I always feel unsafe: I’m afraid of not being excellent, of falling behind, of shaming my parents, of feeling guilty for not giving back what they have devoted to me—my life has become a huge stage where I perform day and night, endlessly. The debt under the one-child policy is too large for me as an individual to pay off.
Therefore, I sometimes misbehave. One rebellion took place as soon as I went to the boarding high school: I gave up practicing the piano, despite my parents’ disappointment and resentment. I was surprised that I had tolerated it for a decade, given the extent that I disliked it. When I was small, the piano signified solitude in my mind because I was always banned from playing with my friends before finishing my piano assignments. I often fantasized about having a sibling who accidently fell in love with the piano and would willingly realize my mother’s music dream, so that I would be relieved to pursue my own passion.

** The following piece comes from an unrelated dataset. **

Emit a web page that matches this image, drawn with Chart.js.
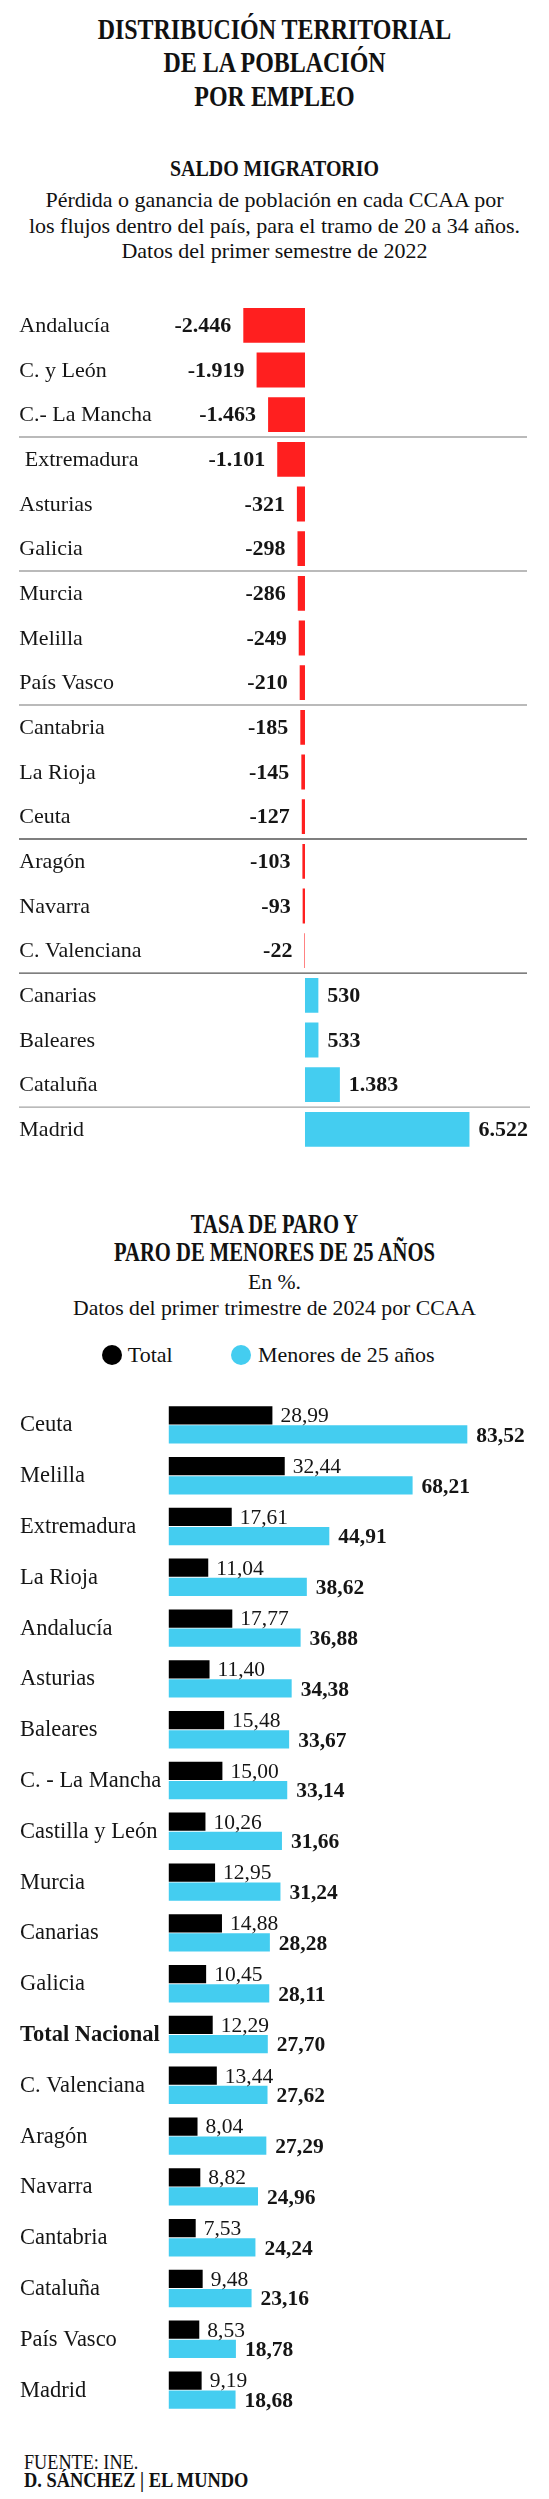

I enjoy staying with people, I love adventures and I adore nature, so the piano would never be my thing. While I knew it from the beginning, it was only after going to college, when my parents could hardly visit me, where I really started to care about my interests. I chose to major in journalism, I learnt photography, I filmed movies, and I joined a hiking club, among all other activities that I’d never experienced before. I thought that the effect of being an only child had finally expired.
However, an incident last summer altered my understanding. In May, I went back home during the vacation. One evening, when my father and I were watching TV together, we heard about a college student who died in a car accident and left his parents in an empty home. “That’s their only son,” my father said. “What should the parents do in the rest of their lives?”
China’s welfare system is inadequate to cope with its aging population. The elderly are largely taken care of by their offspring, because of both cultural tradition and the constraints of reality. The system used to work well when they had many descendants, but now that is no longer the case. Losing the only child means more than emotional devastation; it can also dim the old couple’s prospects.
Several days ago, I revealed to my father that I was planning to participate in a yearlong volunteer program in Africa—I had been interested in that area since I founded a charity in Hong Kong. To my enthusiasm, my father’s answer was a calm and tough “No.” I struggled to explain my intention, and at last he replied, “If you do go there, I can’t have a single night in sound sleep. You can decide.” Suddenly, I couldn’t say a word. I knew that he didn’t exaggerate. I realized the inescapable responsibilities on the shoulders of an only child, which would only increase as time passed by. Eventually, I yielded to him.
The one-child policy was officially replaced by the two-child policy in January this year. By then, the huge human experiment had run for more than three decades. As guinea pigs, kids of the one-child era irreversibly became the loneliest-ever generation in the course of human history. However, all the pains and gains remain unclear. The authorities mute opposing voices, while supportive opinions survive. The government cannot give a complete account; nor can anyone else.
During the Yale orientation for visiting international students, we formed a circle on a lawn. The instructor posed statements, and everyone who answered “Yes” needed to step forward and those who said “No,” backward. The game went well until this sentence: “Are you the eldest child in your family?” Most students reacted instantly, either forward or backward. Only four remained on the spot—all from China. We looked at one another, suddenly understood the situation and altogether burst into laughter.
I am not the only one who is puzzled. I am not alone at being alone.